Meskipun beberapa pemakamannya lebih mirip ajang pamer kekayaan dan panjat sosial, ada juga pemakaman sederhana dan tulus yang diadakan oleh pemilik yang kurang beruntung.
Sae-Han menceritakan bahwa baru-baru ini ada sekelompok pedagang pasar yang patungan untuk memakamkan anjing liar yang sering mengunjungi lapaknya untuk mencari makan. Mereka bahkan membawakan makanan supaya anjing itu bisa memakannya di akhirat. Anjing tersebut hanyalah satu dari sekitar 100.000 anjing liar di kota.

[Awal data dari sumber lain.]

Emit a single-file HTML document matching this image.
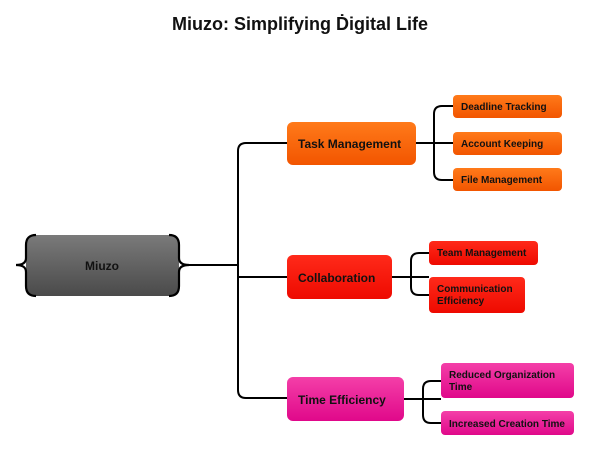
<!DOCTYPE html>
<html><head><meta charset="utf-8"><style>
html,body{margin:0;padding:0;background:#fff;}
svg{display:block;font-family:"Liberation Sans",sans-serif;font-weight:bold;}
</style></head><body>
<svg width="612" height="462" viewBox="0 0 612 462" xmlns="http://www.w3.org/2000/svg">
<defs>
<linearGradient id="g" x1="0" y1="0" x2="0" y2="1"><stop offset="0" stop-color="#7a7a7a"/><stop offset="1" stop-color="#4a4a4a"/></linearGradient>
<linearGradient id="o" x1="0" y1="0" x2="0" y2="1"><stop offset="0" stop-color="#ff7a1a"/><stop offset="1" stop-color="#f25500"/></linearGradient>
<linearGradient id="r" x1="0" y1="0" x2="0" y2="1"><stop offset="0" stop-color="#ff2a1a"/><stop offset="1" stop-color="#ee0a00"/></linearGradient>
<linearGradient id="p" x1="0" y1="0" x2="0" y2="1"><stop offset="0" stop-color="#f43fa8"/><stop offset="1" stop-color="#e0088a"/></linearGradient>
</defs>
<text x="300" y="30" text-anchor="middle" font-size="18" fill="#111">Miuzo: Simplifying Ḋigital Life</text>
<g fill="none" stroke="#000" stroke-width="2">
<path d="M183 265 H238"/>
<path d="M287 143 H246 Q238 143 238 151 V390 Q238 398 246 398 H287"/>
<path d="M238 277 H287"/>
<path d="M416 143 H453"/>
<path d="M453 106 H442 Q434 106 434 114 V172 Q434 180 442 180 H453"/>
<path d="M392 277 H429"/>
<path d="M429 253 H419 Q411 253 411 261 V287 Q411 295 419 295 H429"/>
<path d="M404 399 H441"/>
<path d="M441 381 H431 Q423 381 423 389 V415 Q423 423 431 423 H441"/>
</g>
<rect x="26" y="235" width="153" height="61" rx="8" fill="url(#g)"/>
<g fill="none" stroke="#000" stroke-width="2.2">
<path d="M36 235 Q26 235 26 245 V258 Q26 265 16 265 Q26 265 26 272 V286 Q26 296 36 296"/>
<path d="M169 235 Q179 235 179 245 V258 Q179 265 189 265 Q179 265 179 272 V286 Q179 296 169 296"/>
</g>
<text x="102" y="270" text-anchor="middle" font-size="12" fill="#111">Miuzo</text>
<g font-size="12" fill="#111">
<rect x="287" y="122" width="129" height="43" rx="6" fill="url(#o)"/>
<text x="298" y="148">Task Management</text>
<rect x="287" y="255" width="105" height="44" rx="6" fill="url(#r)"/>
<text x="298" y="282">Collaboration</text>
<rect x="287" y="377" width="117" height="44" rx="6" fill="url(#p)"/>
<text x="298" y="404">Time Efficiency</text>
</g>
<g font-size="10" fill="#111">
<rect x="453" y="95" width="109" height="23" rx="4" fill="url(#o)"/>
<text x="461" y="110">Deadline Tracking</text>
<rect x="453" y="132" width="109" height="23" rx="4" fill="url(#o)"/>
<text x="461" y="147">Account Keeping</text>
<rect x="453" y="168" width="109" height="23" rx="4" fill="url(#o)"/>
<text x="461" y="183">File Management</text>
<rect x="429" y="241" width="109" height="24" rx="4" fill="url(#r)"/>
<text x="437" y="256">Team Management</text>
<rect x="429" y="277" width="96" height="36" rx="4" fill="url(#r)"/>
<text x="437" y="292">Communication</text>
<text x="437" y="304">Efficiency</text>
<rect x="441" y="363" width="133" height="35" rx="4" fill="url(#p)"/>
<text x="449" y="378">Reduced Organization</text>
<text x="449" y="390">Time</text>
<rect x="441" y="411" width="133" height="24" rx="4" fill="url(#p)"/>
<text x="449" y="427">Increased Creation Time</text>
</g>
</svg>
</body></html>
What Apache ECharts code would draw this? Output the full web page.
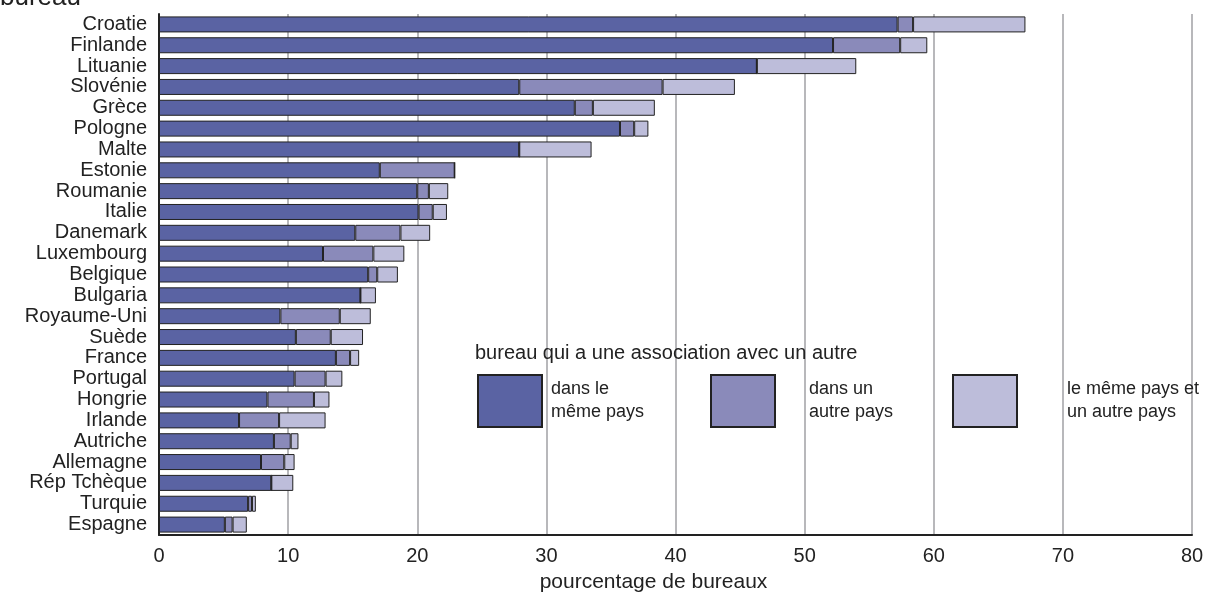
<!DOCTYPE html>
<html>
<head>
<meta charset="utf-8">
<script src="https://cdn.jsdelivr.net/npm/echarts@6/dist/echarts.min.js"></script>
<style>html,body{margin:0;padding:0;background:#fff;overflow:hidden;}#c{width:1210px;height:598px;}</style>
</head>
<body>
<div id="c"></div>
<script>
const categories = ["Croatie","Finlande","Lituanie","Slovénie","Grèce","Pologne","Malte","Estonie","Roumanie","Italie","Danemark","Luxembourg","Belgique","Bulgaria","Royaume-Uni","Suède","France","Portugal","Hongrie","Irlande","Autriche","Allemagne","Rép Tchèque","Turquie","Espagne"];
const memePays   = [57.2,52.2,46.3,27.9,32.2,35.7,27.9,17.1,20.0,20.1,15.2,12.7,16.2,15.6,9.4,10.6,13.7,10.5,8.4,6.2,8.9,7.9,8.7,6.9,5.1];
const autrePays  = [1.2,5.2,0,11.1,1.4,1.1,0,5.8,0.9,1.1,3.5,3.9,0.7,0,4.6,2.7,1.1,2.4,3.6,3.1,1.3,1.8,0,0.3,0.6];
const lesDeux    = [8.7,2.1,7.7,5.6,4.8,1.1,5.6,0,1.5,1.1,2.3,2.4,1.6,1.2,2.4,2.5,0.7,1.3,1.2,3.6,0.6,0.8,1.7,0.3,1.1];
const xTicks = [0,10,20,30,40,50,60,70,80];
const seriesNames = ["dans le\nmême pays","dans un\nautre pays","le même pays et\nun autre pays"];
const colors = ["#5a63a3","#8a8aba","#bdbdda"];

const chart = echarts.init(document.getElementById('c'));
const font = 'Liberation Sans, Arial, sans-serif';
const dataSets = [memePays, autrePays, lesDeux];
const series = dataSets.map((d,i)=>({
  name: seriesNames[i],
  type: 'bar',
  stack: 'total',
  barWidth: 16,
  data: d,
  itemStyle: {color: colors[i], borderColor: '#222', borderWidth: 1},
  emphasis: {disabled: true}
}));
const legendPos = [477, 710, 952];
const legendPadLeft = [4, 29, 45];
chart.setOption({
  animation: false,
  title: {text: 'bureau qui a une association avec un autre', left: 475, top: 343, padding: 0,
    textStyle: {fontFamily: font, fontSize: 20, fontWeight: 'normal', color: '#222'}},
  graphic: [{type:'text', left: 0, top: -15, style:{text:'bureau', font:'26px Liberation Sans, Arial, sans-serif', fill:'#222'}}],
  legend: seriesNames.map((n,i)=>({
    data:[n], left: legendPos[i], top: 374, orient:'horizontal', padding: 0,
    itemWidth: 64, itemHeight: 52, itemGap: 0, icon:'rect', selectedMode:false,
    textStyle:{fontFamily: font, fontSize: 18, color:'#222', lineHeight: 23, padding:[4,0,0,legendPadLeft[i]]}
  })),
  grid: {left: 159, right: 18, top: 14, bottom: 57, containLabel: false},
  xAxis: {
    type: 'value', min: 0, max: 80, interval: 10,
    name: 'pourcentage de bureaux', nameLocation: 'middle', nameGap: 37,
    nameTextStyle: {fontFamily: font, fontSize: 21, color:'#222', padding: [0, 44, 0, 0]},
    axisLine: {show: true, lineStyle: {color: '#222', width: 2}},
    axisTick: {show: false},
    axisLabel: {fontFamily: font, fontSize: 20, color:'#222', margin: 11},
    splitLine: {show: true, lineStyle: {color: '#a0a0a4', width: 1.5}}
  },
  yAxis: {
    type: 'category', data: categories, inverse: true,
    axisLine: {show: true, lineStyle: {color: '#222', width: 2}},
    axisTick: {show: false},
    axisLabel: {fontFamily: font, fontSize: 20, color:'#222', margin: 12, interval: 0}
  },
  series: series
});
</script>
</body>
</html>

Tempat pemakaman hewan peliharaan juga ada di Wat Krathum Suea Pla di sebelah timur kota. Kepala besar St. Bernard dengan telinga terkulai yang terbuat dari plastik menyambut kedatangan pengunjung di pintu masuk. Satu keluarga yang terdiri dari enam orang sedang berduka karena ditinggal anjing dachshundnya yang bernama Suda. Dia mati tertabrak mobil. Kecelakaan seperti ini sangatlah umum, mengingat Bangkok memiliki lalu lintas yang liar dan populasi yang padat.
“Kami memang sedih, tapi kami tahu kalau hidupnya menyenangkan dulu,” kata sang kepala keluarga.
Upacara selanjutnya diadakan untuk anjing pug gemuk bernama Lucky. Jasadnya yang terbaring di dalam kotak dipakaikan kostum harimau oranye oleh pemiliknya. Sang pemilik juga memasukkan empat pasang sepatu Converse bayi. Pemakamannya dipenuhi oleh foto selfie, menunjukkan kalau ritual ini tidak melulu serius.
Akan tetapi, Phrakru Soponpihankij, biksu di kuil itu, percaya kalau pemakaman hewan adalah tanda — dan juga gejala — bahwa penduduk Bangkok semakin dekat dengan agama di era kapitalisme dan globalisasi yang bergerak cepat.
“Saya pikir praktik ini membuat orang-orang sadar apa yang hilang dari hidup mereka, dan agama berperan penting di dalamnya,” imbuhnya.
Apa pun alasannya, acara pemakaman hewan ini menarik sekaligus menghibur. Tren ini memberikan kita waktu untuk berpikir, dan menunjukkan keunikan dari kehidupan modern di Thailand.